WHAT TO WORK ON:
Return the material exactly, first line through the line containing "from bokeh.resources import INLINE", and nothing more. Pictures stay out.

DATASET EXCERPT:
----------
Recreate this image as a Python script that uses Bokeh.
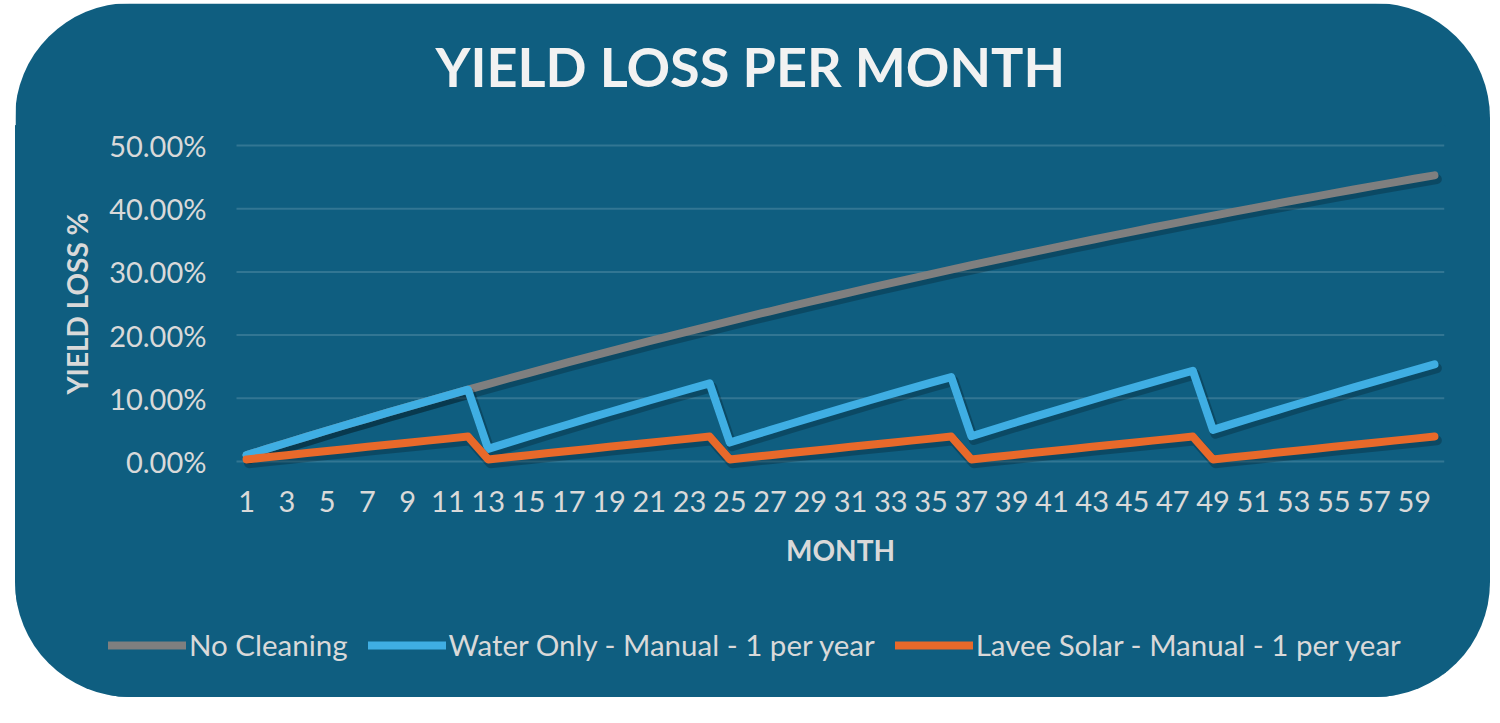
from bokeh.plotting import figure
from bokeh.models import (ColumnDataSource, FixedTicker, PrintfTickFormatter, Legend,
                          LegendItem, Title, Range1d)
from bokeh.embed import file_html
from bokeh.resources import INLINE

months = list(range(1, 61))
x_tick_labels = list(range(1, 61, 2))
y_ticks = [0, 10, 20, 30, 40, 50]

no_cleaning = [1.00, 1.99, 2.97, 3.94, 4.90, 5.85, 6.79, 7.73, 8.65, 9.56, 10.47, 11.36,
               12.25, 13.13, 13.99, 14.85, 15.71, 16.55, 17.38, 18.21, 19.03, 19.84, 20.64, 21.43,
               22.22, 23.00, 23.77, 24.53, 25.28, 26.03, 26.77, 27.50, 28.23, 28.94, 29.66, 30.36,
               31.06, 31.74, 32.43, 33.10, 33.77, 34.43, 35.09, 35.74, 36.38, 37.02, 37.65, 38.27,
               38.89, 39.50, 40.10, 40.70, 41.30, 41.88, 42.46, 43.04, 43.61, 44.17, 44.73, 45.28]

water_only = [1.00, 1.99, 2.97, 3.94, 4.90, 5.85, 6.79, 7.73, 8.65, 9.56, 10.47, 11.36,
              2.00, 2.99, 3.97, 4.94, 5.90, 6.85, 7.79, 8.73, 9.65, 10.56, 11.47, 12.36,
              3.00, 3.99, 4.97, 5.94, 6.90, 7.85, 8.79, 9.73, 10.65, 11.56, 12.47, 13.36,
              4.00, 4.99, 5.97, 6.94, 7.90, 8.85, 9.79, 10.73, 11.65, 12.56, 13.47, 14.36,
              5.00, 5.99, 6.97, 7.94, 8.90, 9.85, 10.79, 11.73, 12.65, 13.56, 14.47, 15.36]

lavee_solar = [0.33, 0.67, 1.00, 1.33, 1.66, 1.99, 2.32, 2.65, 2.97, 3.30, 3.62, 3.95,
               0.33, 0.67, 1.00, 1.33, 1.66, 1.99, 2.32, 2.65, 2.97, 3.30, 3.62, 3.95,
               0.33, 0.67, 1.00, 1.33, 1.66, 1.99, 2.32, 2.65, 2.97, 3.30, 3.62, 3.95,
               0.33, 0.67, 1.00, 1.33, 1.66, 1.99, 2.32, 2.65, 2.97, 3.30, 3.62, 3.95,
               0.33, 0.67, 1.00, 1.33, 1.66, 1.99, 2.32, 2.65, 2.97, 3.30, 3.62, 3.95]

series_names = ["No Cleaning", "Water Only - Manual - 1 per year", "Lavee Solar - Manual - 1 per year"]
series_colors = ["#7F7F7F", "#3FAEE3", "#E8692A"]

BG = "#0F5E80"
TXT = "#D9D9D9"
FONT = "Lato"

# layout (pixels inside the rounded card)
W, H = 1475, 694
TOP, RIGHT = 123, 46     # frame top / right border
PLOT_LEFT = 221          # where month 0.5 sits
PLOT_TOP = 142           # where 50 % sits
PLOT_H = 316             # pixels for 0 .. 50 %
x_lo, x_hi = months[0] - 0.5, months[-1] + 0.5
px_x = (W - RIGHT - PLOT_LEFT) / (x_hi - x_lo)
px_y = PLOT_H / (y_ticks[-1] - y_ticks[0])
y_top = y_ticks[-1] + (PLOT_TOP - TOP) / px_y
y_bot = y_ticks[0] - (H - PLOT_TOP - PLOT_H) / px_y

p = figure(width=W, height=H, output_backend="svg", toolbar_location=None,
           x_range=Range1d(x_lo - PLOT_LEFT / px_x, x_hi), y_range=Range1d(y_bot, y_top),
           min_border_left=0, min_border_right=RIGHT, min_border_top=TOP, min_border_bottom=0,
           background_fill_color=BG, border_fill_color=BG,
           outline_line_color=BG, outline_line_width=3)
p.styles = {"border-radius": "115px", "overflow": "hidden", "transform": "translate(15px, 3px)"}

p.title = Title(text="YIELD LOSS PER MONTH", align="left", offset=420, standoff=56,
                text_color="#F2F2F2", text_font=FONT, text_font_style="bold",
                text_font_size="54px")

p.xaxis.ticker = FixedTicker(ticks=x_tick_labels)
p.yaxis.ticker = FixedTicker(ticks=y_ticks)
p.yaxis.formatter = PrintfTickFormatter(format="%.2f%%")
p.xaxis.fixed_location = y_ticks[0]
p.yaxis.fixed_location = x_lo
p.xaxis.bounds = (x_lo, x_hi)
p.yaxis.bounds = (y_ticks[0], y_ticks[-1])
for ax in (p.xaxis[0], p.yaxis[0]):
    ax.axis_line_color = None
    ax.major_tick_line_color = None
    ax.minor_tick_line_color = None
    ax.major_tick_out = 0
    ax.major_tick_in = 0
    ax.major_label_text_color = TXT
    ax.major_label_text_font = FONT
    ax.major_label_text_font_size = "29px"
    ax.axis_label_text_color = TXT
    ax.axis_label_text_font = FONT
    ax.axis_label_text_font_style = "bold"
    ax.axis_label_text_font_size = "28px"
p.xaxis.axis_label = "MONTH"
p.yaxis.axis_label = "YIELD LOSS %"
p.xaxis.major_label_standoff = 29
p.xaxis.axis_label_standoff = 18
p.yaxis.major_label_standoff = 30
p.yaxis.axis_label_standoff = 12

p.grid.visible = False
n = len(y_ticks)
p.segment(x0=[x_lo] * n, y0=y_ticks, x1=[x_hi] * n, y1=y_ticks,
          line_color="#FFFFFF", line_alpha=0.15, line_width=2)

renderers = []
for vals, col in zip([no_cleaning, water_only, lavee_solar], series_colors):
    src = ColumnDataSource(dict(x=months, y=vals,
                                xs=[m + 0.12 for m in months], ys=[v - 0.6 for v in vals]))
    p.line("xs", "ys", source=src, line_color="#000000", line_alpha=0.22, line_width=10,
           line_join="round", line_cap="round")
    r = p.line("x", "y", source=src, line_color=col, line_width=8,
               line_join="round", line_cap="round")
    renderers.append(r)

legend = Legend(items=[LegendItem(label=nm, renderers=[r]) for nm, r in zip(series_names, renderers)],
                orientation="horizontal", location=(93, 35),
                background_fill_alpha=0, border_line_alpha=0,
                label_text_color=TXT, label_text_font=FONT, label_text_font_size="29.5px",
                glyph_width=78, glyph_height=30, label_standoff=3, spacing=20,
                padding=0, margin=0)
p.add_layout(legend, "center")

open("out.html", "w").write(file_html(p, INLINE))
----------
WRITTEN RESPONSE:
Recreate this image as a Python script that uses Bokeh.
from bokeh.plotting import figure
from bokeh.models import (ColumnDataSource, FixedTicker, PrintfTickFormatter, Legend,
                          LegendItem, Title, Range1d)
from bokeh.embed import file_html
from bokeh.resources import INLINE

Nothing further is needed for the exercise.